Someone needs to address the elephant in the room, Paine is a great choice as captain during this tumultuous period for Aussie cricket but his keeping standards have dropped substantially since he's had those finger surgeries. Anyone else letting through the number of byes & dropping the hard catches he's missed would be seriously under the pump from critics but Paine has everyone blaming the pitches. The selectors have locked him in long term & that's going to come back to bite Australia if his form drops any further. Maybe we need him to move up the batting order to inject some sanity into the style we're seeing from guys like Head.

2018-12-28T23:56:17+00:00

Rooster lover

Roar Rookie


I really liked that article Peter. I am just a bit younger than you but remember that great West Indies side from the 80's and what a side that was. Australia were not as good as them but always had a go and never took a backward step, such is the aussie spirit. Our team from the 90's and early 2000's nearly compares to that great Windies side but since the retirement of those great players such as Mcgrath,Warne ,the Waugh brothers, that great opening combo of Langer and Hayden,Boony,Gilchrist etc (i know i have missed some other great names) we have really struggled as a team.

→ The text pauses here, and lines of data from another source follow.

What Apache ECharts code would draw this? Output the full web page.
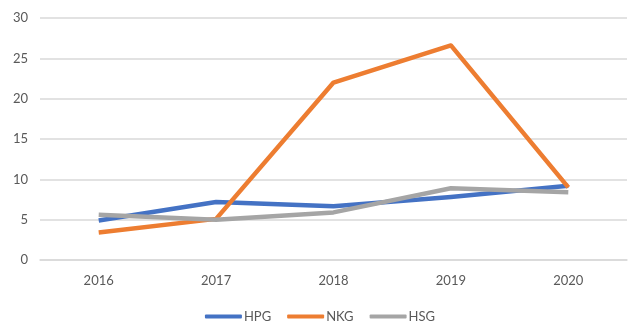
<!DOCTYPE html>
<html>
<head>
<meta charset="utf-8">
<script src="https://cdn.jsdelivr.net/npm/echarts@6/dist/echarts.min.js"></script>
<style>html,body{margin:0;padding:0;background:#fff}#c{width:640px;height:334px}</style>
</head>
<body>
<div id="c"></div>
<script>
const categories = ['2016', '2017', '2018', '2019', '2020'];
const hpg = [4.9, 7.2, 6.65, 7.8, 9.2];
const nkg = [3.4, 5.1, 22.0, 26.6, 9.0];
const hsg = [5.6, 5.0, 5.9, 8.9, 8.4];
const yTicks = { min: 0, max: 30, interval: 5 };

const font = 'Lato, "Open Sans", sans-serif';
const chart = echarts.init(document.getElementById('c'));
function line(name, data, color) {
  return {
    name, type: 'line', data, symbol: 'none', smooth: false,
    lineStyle: { color, width: 4.5, cap: 'butt', join: 'round' },
    itemStyle: { color }
  };
}
chart.setOption({
  animation: false,
  grid: { left: 40, right: 13, top: 18, bottom: 74 },
  xAxis: {
    type: 'category', data: categories, boundaryGap: true,
    axisLine: { show: true, lineStyle: { color: '#d9d9d9', width: 1.5 } },
    axisTick: { show: false },
    axisLabel: { color: '#595959', fontFamily: font, fontSize: 13, margin: 14 }
  },
  yAxis: {
    type: 'value', min: yTicks.min, max: yTicks.max, interval: yTicks.interval,
    axisLine: { show: false }, axisTick: { show: false },
    splitLine: { lineStyle: { color: '#d9d9d9', width: 1.5 } },
    axisLabel: { color: '#595959', fontFamily: font, fontSize: 13, margin: 12 }
  },
  legend: {
    bottom: 6, left: 'center', itemWidth: 37, itemHeight: 4, itemGap: 16,
    icon: 'roundRect',
    textStyle: { color: '#595959', fontFamily: font, fontSize: 13, padding: [0, 0, 0, -3] },
    data: ['HPG', 'NKG', 'HSG']
  },
  series: [
    line('HPG', hpg, '#4472C4'),
    line('NKG', nkg, '#ED7D31'),
    line('HSG', hsg, '#A5A5A5')
  ]
});
</script>
</body>
</html>
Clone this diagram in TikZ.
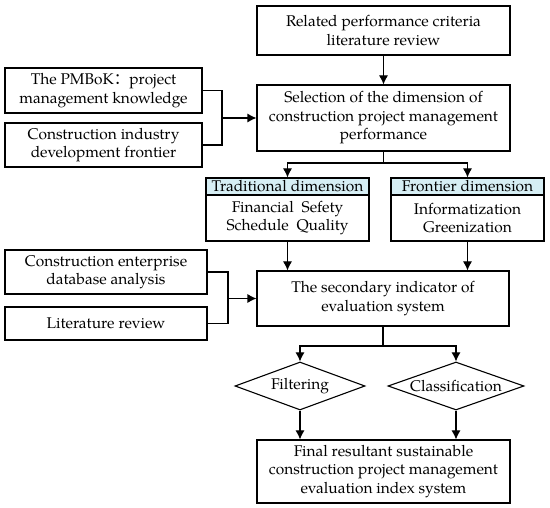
\documentclass[tikz,border=0pt]{standalone}
\usepackage{fontspec}
\setmainfont{TeX Gyre Pagella}
\newfontfamily\cjk{Noto Sans CJK SC}
\usetikzlibrary{arrows.meta,shapes.geometric}
\definecolor{headblue}{RGB}{214,238,244}

\begin{document}
\begin{tikzpicture}[x=1pt, y=-1pt,
    box/.style={draw=black, line width=1.1pt, align=center, inner sep=0pt, font=\fontsize{15.5}{18.5}\selectfont},
    head/.style={box, fill=headblue},
    dec/.style={diamond, draw=black, line width=1.1pt, inner sep=0pt, aspect=2.8, font=\fontsize{15.5}{18.5}\selectfont},
    line/.style={line width=1.1pt},
    arr/.style={line, -{Latex[length=9pt, width=9pt]}}]
    \useasboundingbox (0,0) rectangle (550,508);

    %Nodes
    \node[box, minimum width=253pt, minimum height=49pt] at (383.5,30.5) (lit) {Related performance criteria\\literature review};
    \node[box, minimum width=253pt, minimum height=66pt] at (383.5,118) (sel) {Selection of the dimension of\\construction project management\\performance};
    \node[box, minimum width=197pt, minimum height=45pt] at (103.5,90.5) (pmbok) {The PMBoK{\cjk ：}project\\management knowledge};
    \node[box, minimum width=197pt, minimum height=44pt] at (103.5,145) (ind) {Construction industry\\development frontier};
    \node[head, minimum width=163pt, minimum height=17pt] at (287.5,186.5) (tradh) {Traditional dimension};
    \node[box, minimum width=163pt, minimum height=46pt] at (287.5,218) (tradb) {Financial\enspace Sefety\\Schedule\enspace Quality};
    \node[head, minimum width=153pt, minimum height=17pt] at (467.5,186.5) (fronth) {Frontier dimension};
    \node[box, minimum width=153pt, minimum height=46pt] at (467.5,218) (frontb) {Informatization\\Greenization};
    \node[box, minimum width=202pt, minimum height=44pt] at (106,272) (ent) {Construction enterprise\\database analysis};
    \node[box, minimum width=202pt, minimum height=33pt] at (106,323.5) (rev) {Literature review};
    \node[box, minimum width=252pt, minimum height=55pt] at (383,298.5) (sec) {The secondary indicator of\\evaluation system};
    \node[dec, minimum width=130pt, minimum height=48pt] at (300,386) (filt) {Filtering};
    \node[dec, minimum width=136pt, minimum height=48pt] at (456,386) (cls) {Classification};
    \node[box, minimum width=253pt, minimum height=63pt] at (383.5,471.5) (fin) {Final resultant sustainable\\construction project management\\evaluation index system};

    \coordinate (ja) at (222,118);
    \coordinate (jb) at (383.5,163);
    \coordinate (jc) at (228,298.5);
    \coordinate (jd) at (383,346);

    %Lines
    \draw[arr] (lit) -- (sel);
    \draw[line] (pmbok.east) -| (ja);
    \draw[line] (ind.east) -| (ja);
    \draw[arr] (ja) -- (sel.west);
    \draw[line] (sel.south) -- (jb);
    \draw[arr] (jb) -| (tradh.north);
    \draw[arr] (jb) -| (fronth.north);
    \draw[arr] (tradb.south) -- (tradb.south |- sec.north);
    \draw[arr] (frontb.south) -- (frontb.south |- sec.north);
    \draw[line] (ent.east) -| (jc);
    \draw[line] (rev.east) -| (jc);
    \draw[arr] (jc) -- (sec.west);
    \draw[line] (sec.south) -- (jd);
    \draw[arr] (jd) -| (filt.north);
    \draw[arr] (jd) -| (cls.north);
    \draw[arr] (filt.south) -- (filt.south |- fin.north);
    \draw[arr] (cls.south) -- (cls.south |- fin.north);
\end{tikzpicture}
\end{document}
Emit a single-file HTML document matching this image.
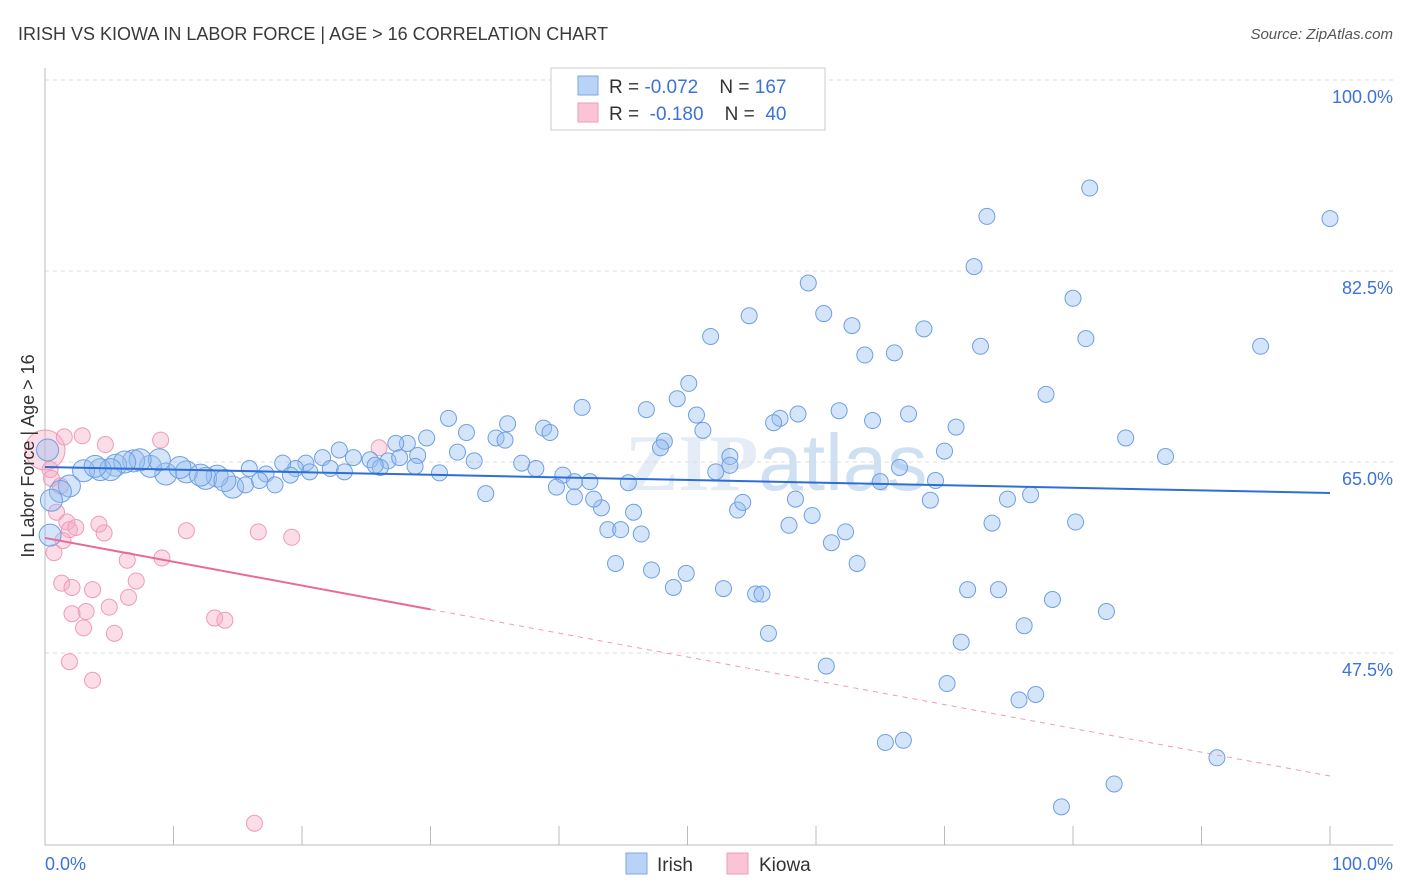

As mentioned in a previous post both Smith and Warner scored most of our runs so without them we have really struggled in the batting department which puts immense pressure on our bowlers to perform even having probably close to the best bowlers in the world.

2018-12-28T23:23:13+00:00

Geoff from Bruce Stadium

Roar Rookie


Great article Peter. I used to have the radio glued to my ear late into the night as a young boy listening to the Ashes series in England in the 60s and 70s before the advent of TV satellite coverage so I can identify with how you kept up with what was happening. The BBC commentators such as John Arlott and Trevor Bailey were wonderful to listen to. And like you I'm really liking the way this Australian team is playing their cricket even if their first innings yesterday was pretty dismal. I was expecting the Indians to grind us in to the dirt in the afternoon session given how flat the Aussies would have been after that batting performance so to take 5 wickets for not many was a real sign of their resilience. And I think your right that Tim Paine is displaying the sort of grit and character that you want in your captain. Just hope the whole team can show some fight in the second dig and maybe pull off an impossible draw.